Problem: Repeat exactly, and only, the lines from the one that contains "Convert this chart to matplotlib code." to the one that contains "plt.rcParams['font.family'] = ['Liberation", both ends included. Omit every picture.

## Start Dataset rows

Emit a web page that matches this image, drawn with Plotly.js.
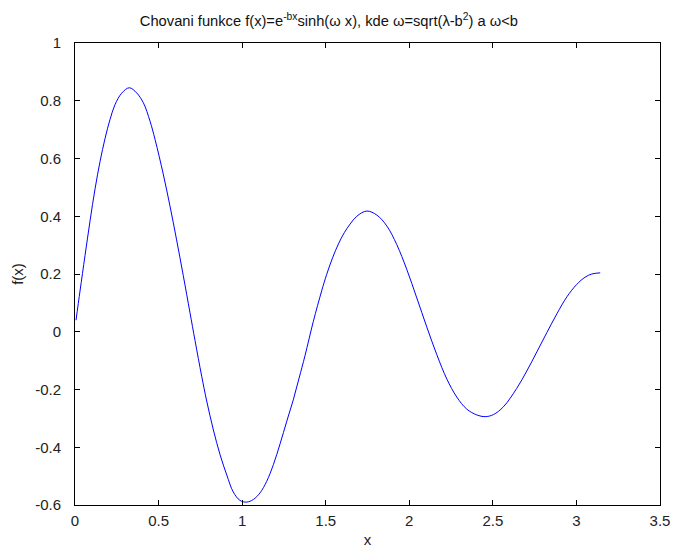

## End Dataset rows
## Start Dataset rows

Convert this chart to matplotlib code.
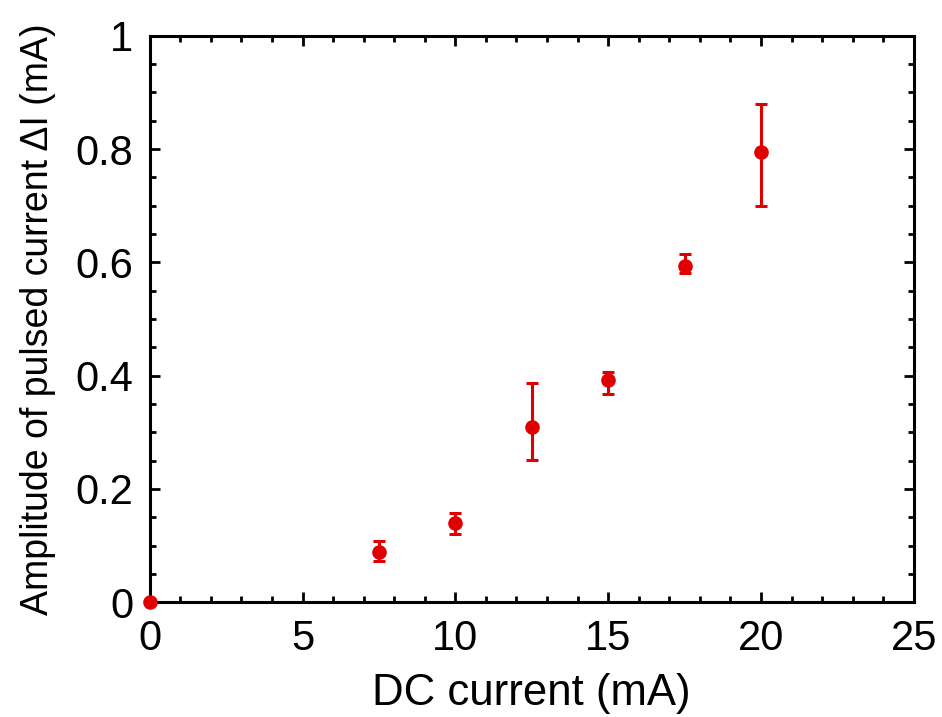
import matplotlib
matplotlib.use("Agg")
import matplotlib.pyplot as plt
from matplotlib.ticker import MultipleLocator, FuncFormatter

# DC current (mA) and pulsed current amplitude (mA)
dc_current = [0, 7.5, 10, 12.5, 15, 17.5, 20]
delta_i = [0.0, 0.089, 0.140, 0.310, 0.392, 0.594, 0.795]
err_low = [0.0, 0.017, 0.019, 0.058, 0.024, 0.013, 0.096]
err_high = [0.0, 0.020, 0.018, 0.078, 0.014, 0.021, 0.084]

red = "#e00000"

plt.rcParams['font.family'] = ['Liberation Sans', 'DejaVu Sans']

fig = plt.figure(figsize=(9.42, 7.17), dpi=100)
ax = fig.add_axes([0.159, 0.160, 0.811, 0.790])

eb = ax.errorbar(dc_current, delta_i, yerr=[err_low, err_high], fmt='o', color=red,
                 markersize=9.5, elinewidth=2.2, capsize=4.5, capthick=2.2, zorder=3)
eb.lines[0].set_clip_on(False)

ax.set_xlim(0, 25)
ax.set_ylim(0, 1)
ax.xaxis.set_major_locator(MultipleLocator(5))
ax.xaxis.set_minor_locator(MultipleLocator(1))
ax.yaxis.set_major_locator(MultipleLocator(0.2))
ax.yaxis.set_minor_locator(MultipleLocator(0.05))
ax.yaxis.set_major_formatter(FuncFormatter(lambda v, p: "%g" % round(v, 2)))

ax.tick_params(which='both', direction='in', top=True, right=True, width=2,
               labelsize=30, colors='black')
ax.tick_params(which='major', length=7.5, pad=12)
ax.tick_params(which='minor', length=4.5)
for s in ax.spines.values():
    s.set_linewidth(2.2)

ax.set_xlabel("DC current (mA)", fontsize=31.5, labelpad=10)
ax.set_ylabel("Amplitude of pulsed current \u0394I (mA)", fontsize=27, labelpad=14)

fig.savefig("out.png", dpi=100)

## End Dataset rows
## Start Dataset rows

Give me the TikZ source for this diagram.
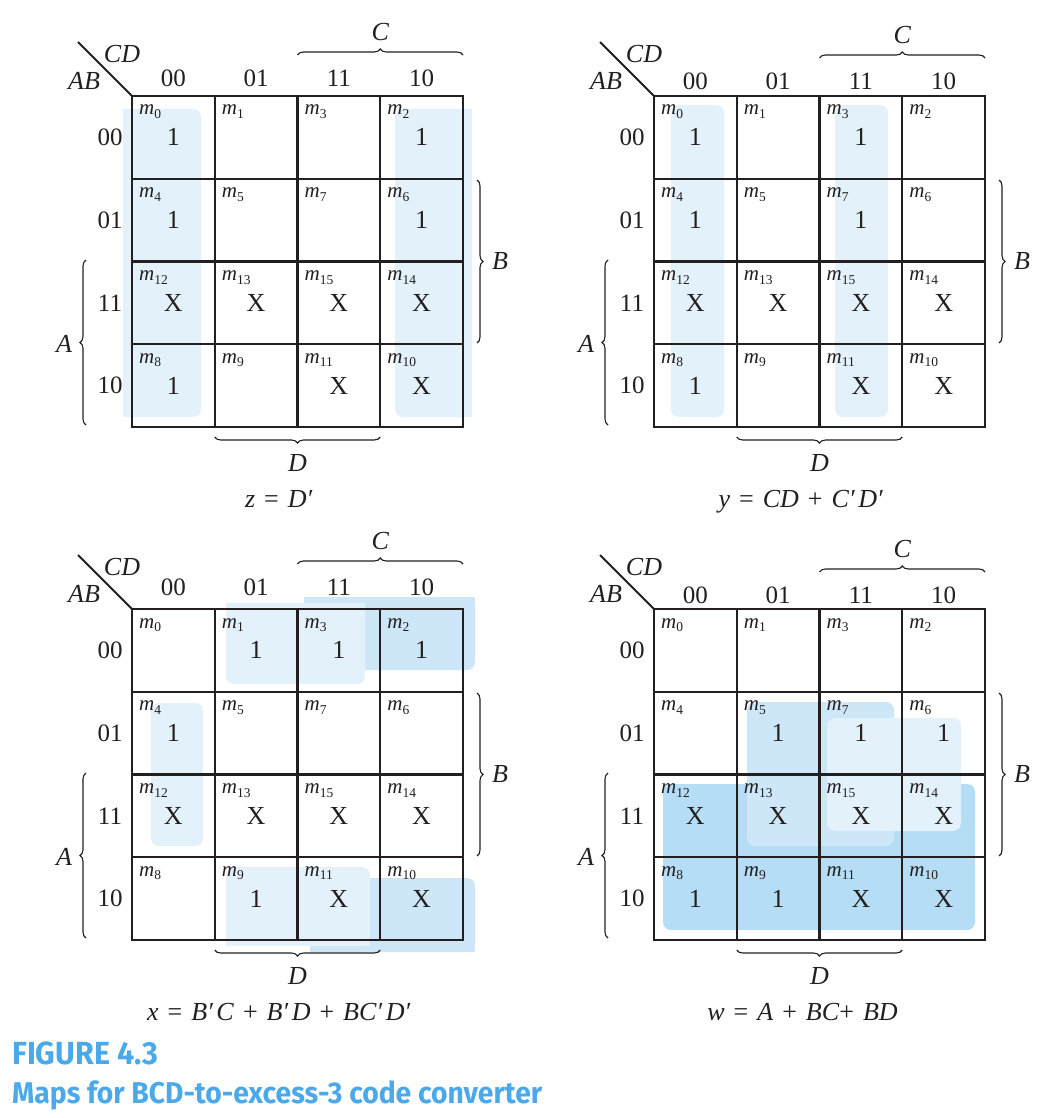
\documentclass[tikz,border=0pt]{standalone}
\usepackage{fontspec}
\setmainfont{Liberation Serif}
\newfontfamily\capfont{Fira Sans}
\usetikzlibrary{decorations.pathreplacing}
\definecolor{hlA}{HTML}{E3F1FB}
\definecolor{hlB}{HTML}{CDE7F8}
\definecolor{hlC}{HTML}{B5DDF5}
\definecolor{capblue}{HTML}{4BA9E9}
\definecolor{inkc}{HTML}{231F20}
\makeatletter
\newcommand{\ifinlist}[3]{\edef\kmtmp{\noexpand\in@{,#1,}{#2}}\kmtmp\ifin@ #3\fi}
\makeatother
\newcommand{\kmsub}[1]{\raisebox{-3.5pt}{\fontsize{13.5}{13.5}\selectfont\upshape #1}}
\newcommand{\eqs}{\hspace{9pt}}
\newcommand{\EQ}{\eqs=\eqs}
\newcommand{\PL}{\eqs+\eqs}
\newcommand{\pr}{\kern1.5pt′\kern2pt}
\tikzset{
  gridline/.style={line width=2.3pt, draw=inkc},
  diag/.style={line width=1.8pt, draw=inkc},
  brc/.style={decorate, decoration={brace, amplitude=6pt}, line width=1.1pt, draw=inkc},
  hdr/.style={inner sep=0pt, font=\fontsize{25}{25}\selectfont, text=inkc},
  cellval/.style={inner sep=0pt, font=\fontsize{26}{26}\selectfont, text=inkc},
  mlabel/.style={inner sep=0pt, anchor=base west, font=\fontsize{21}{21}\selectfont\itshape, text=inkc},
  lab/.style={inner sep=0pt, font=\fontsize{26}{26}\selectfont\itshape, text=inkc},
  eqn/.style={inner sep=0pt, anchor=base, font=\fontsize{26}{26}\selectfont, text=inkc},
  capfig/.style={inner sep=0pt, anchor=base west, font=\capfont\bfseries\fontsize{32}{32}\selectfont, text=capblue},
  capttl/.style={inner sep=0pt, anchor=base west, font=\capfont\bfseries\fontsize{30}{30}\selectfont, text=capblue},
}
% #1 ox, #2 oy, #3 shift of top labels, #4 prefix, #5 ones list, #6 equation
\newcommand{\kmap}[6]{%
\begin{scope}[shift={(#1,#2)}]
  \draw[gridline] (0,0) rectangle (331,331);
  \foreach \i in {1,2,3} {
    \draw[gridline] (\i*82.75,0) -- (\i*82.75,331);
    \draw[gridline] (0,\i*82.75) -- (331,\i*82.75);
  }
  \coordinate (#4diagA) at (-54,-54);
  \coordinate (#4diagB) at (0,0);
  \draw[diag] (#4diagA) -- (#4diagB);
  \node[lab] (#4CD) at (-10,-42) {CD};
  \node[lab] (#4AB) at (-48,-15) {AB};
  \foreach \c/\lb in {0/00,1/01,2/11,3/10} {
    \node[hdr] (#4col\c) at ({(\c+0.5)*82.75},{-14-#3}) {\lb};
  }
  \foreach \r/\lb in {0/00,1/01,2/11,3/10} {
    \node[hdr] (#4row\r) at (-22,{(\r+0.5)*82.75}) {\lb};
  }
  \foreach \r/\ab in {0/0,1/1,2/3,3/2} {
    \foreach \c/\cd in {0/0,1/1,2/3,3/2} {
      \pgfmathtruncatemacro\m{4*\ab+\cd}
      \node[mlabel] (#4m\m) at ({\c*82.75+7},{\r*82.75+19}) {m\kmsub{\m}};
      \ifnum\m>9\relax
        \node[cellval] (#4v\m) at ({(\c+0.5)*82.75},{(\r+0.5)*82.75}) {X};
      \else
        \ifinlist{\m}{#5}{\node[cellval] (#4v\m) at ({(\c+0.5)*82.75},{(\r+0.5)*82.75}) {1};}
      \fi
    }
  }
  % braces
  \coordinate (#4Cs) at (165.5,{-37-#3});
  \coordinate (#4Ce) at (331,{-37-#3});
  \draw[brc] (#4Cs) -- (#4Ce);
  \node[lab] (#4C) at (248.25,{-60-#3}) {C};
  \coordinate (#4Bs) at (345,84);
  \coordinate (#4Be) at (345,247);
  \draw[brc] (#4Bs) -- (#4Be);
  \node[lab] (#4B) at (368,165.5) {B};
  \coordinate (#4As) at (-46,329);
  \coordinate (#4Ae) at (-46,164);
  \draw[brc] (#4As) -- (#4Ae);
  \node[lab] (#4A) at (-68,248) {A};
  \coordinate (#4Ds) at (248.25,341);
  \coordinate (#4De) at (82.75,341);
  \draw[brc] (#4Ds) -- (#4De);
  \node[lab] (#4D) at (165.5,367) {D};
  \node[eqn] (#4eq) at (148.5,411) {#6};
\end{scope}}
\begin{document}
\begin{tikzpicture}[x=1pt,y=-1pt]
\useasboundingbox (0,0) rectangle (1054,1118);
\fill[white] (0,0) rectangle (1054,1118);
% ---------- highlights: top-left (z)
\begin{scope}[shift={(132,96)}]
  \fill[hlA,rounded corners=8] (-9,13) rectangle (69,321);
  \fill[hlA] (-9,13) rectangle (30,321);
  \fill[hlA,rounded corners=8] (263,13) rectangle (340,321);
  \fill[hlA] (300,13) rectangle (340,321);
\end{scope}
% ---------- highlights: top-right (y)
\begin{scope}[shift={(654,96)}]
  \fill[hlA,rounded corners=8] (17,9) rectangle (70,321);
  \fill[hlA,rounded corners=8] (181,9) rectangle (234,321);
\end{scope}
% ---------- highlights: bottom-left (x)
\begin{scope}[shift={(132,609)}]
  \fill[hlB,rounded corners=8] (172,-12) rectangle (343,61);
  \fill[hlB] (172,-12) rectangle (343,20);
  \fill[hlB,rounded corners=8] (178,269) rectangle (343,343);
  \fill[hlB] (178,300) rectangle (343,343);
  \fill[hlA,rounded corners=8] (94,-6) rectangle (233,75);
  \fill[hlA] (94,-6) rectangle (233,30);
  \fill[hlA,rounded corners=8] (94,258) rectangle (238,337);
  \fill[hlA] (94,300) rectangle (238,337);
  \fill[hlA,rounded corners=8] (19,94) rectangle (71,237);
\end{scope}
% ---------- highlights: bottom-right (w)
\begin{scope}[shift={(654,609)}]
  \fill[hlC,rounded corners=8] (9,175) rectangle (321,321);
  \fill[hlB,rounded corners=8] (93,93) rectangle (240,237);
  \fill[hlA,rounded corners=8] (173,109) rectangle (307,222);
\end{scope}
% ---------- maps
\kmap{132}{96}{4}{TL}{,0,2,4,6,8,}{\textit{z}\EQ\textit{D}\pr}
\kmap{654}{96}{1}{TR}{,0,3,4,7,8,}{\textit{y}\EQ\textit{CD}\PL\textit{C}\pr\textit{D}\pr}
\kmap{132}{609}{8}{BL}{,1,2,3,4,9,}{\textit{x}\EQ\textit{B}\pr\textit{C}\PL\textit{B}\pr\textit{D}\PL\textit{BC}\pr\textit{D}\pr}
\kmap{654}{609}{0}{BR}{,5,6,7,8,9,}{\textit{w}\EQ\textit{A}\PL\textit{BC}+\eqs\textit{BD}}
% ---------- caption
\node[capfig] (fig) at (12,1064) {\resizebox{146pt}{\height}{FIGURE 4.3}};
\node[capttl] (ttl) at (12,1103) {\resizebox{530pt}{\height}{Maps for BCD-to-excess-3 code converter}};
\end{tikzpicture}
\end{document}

## End Dataset rows

Result for this exercise:
Convert this chart to matplotlib code.
import matplotlib
matplotlib.use("Agg")
import matplotlib.pyplot as plt
from matplotlib.ticker import MultipleLocator, FuncFormatter

# DC current (mA) and pulsed current amplitude (mA)
dc_current = [0, 7.5, 10, 12.5, 15, 17.5, 20]
delta_i = [0.0, 0.089, 0.140, 0.310, 0.392, 0.594, 0.795]
err_low = [0.0, 0.017, 0.019, 0.058, 0.024, 0.013, 0.096]
err_high = [0.0, 0.020, 0.018, 0.078, 0.014, 0.021, 0.084]

red = "#e00000"

plt.rcParams['font.family'] = ['Liberation Sans', 'DejaVu Sans']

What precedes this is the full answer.